The absence of a vocabulary label does not prove the absence of a distinction. Some argue that because Hebrew lacks dedicated terms for "moral law" and "ceremonial law," no such distinction exists in Scripture. But the New Testament makes categorical distinctions without needing Hebrew vocabulary labels. Paul contrasts circumcision with "the commandments of God" in a single verse (1 Corinthians 7:19). Hebrews calls certain regulations "carnal ordinances, imposed on them until the time of reformation" (Hebrews 9:10) while affirming God's laws written on hearts (Hebrews 10:16). The distinction is real even without a dedicated term.
Distribution patterns are tendencies, not absolute boundaries. While chuqqah concentrates in ceremonial feast legislation and eduth associates with the Decalogue in narrative, these are patterns, not rigid rules. Each term crosses the moral/ceremonial line at various points.
The poetic synonymous usage does not cancel the legislative distinctions.
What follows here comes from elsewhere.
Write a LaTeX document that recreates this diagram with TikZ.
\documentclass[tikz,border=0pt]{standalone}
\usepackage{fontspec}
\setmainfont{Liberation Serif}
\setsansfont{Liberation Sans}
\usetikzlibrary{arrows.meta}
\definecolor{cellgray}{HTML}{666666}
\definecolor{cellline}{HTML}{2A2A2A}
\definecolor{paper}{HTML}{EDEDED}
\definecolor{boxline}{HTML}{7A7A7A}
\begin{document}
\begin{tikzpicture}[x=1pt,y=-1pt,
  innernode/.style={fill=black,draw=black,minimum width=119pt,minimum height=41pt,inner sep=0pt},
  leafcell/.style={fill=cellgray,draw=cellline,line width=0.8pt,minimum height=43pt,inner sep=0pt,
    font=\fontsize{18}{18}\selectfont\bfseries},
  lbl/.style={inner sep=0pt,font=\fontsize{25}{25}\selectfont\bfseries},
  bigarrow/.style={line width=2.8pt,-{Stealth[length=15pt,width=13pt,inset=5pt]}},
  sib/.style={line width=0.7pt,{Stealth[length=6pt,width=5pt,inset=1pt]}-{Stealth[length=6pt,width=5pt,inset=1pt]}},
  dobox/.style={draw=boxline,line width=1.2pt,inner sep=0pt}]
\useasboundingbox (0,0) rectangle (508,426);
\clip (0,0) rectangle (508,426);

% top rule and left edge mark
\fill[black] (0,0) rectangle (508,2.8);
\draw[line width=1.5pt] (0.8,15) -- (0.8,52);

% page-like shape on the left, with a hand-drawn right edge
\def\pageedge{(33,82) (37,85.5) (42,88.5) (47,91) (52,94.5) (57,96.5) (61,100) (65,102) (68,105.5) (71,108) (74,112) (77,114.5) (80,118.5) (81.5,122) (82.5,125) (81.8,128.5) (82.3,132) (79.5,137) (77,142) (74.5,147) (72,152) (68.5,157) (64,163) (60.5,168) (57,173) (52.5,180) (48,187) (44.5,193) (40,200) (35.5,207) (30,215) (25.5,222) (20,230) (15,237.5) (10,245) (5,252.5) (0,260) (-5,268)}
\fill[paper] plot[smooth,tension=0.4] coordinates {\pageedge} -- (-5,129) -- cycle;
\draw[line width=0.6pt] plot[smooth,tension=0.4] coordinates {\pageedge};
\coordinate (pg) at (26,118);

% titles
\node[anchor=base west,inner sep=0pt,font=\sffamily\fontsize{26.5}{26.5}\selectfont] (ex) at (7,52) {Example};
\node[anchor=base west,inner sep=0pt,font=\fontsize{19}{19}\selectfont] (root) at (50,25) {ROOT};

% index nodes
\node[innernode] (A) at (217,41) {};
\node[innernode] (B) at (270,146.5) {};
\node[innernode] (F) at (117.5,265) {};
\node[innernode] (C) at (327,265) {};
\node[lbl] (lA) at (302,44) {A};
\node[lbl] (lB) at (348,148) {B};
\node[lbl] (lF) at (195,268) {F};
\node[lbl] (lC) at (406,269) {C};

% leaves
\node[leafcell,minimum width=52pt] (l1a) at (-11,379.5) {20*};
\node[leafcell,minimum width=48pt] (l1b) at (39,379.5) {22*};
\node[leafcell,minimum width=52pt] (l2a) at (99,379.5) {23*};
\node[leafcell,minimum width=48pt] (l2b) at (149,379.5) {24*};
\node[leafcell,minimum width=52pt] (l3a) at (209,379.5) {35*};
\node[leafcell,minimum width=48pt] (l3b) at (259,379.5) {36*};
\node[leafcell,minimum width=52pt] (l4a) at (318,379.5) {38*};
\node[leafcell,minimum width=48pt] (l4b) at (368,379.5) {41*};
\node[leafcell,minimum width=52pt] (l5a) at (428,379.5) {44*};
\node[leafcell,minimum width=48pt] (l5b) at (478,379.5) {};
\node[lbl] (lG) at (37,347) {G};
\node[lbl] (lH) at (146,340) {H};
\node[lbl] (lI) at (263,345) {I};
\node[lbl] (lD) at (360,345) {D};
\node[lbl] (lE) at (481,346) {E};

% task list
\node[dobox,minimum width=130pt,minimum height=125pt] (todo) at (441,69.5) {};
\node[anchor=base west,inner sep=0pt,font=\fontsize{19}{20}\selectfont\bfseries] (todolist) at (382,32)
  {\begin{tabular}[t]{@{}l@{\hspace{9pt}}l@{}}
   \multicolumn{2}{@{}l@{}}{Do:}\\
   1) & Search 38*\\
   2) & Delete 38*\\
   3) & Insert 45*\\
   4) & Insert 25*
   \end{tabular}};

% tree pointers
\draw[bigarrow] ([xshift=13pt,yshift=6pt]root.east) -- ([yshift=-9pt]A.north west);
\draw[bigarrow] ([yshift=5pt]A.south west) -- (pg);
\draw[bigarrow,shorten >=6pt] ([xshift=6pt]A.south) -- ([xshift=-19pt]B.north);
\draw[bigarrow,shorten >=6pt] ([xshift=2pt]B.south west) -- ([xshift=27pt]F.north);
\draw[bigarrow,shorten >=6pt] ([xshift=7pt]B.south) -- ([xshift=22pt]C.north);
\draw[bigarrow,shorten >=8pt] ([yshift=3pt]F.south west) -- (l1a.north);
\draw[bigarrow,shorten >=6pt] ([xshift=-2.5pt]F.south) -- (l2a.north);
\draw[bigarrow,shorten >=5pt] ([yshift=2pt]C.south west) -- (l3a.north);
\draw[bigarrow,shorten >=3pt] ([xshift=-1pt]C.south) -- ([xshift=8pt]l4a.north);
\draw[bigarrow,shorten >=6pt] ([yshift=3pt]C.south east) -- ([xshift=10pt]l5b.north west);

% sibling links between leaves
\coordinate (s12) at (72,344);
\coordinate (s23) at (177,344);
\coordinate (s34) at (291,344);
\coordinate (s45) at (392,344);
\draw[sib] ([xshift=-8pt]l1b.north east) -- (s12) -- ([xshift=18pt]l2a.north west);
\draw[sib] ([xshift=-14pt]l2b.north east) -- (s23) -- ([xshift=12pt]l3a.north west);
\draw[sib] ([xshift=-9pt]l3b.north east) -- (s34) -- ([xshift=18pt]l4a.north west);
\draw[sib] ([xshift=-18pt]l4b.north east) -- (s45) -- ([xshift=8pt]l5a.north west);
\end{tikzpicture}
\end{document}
The fact that Psalm 119 uses eight law terms as near-synonyms does not mean the legislative distinctions in Deuteronomy are invalid. Different genres use vocabulary differently. Poetic parallelism uses terms interchangeably for literary effect; legislative prose uses the same terms with greater precision.
Conclusion¶
The Hebrew law vocabulary consists of terms with genuine functional differences. Torah means "instruction" and serves as the broadest umbrella. Mitsvah means "command" and can also function comprehensively. Choq/chuqqah means "enacted decree." Mishpat means "judgment" or "case law." Eduth means "testimony" and has a unique association with the Ten Commandments in narrative contexts that no other law term shares. Piqqud means "appointed charge" and appears almost exclusively in devotional poetry.
These terms describe laws by their formal character rather than by moral category. The distribution patterns show real functional tendencies -- chuqqah concentrates in feast legislation, mishpat in case law, eduth in Decalogue contexts -- but they do not explicitly encode a moral/ceremonial taxonomy. They provide the building blocks from which categorical distinctions can be observed, but they do not name those categories.
The New Testament, working with Greek translations that compressed some Hebrew distinctions, still preserves the core torah/nomos and mitsvah/entole mappings. Paul explicitly differentiates between ceremonial rites and moral commandments in a single sentence (1 Corinthians 7:19). This demonstrates that categorical thinking about different types of law existed even when the vocabulary was more limited.
The Hebrew vocabulary neither proves nor disproves the moral/ceremonial distinction. It describes the formal types of divine instruction, leaving the question of internal categories to be answered by examining how the Bible treats different laws -- their delivery, purpose, duration, and New Testament application -- rather than by what they are called.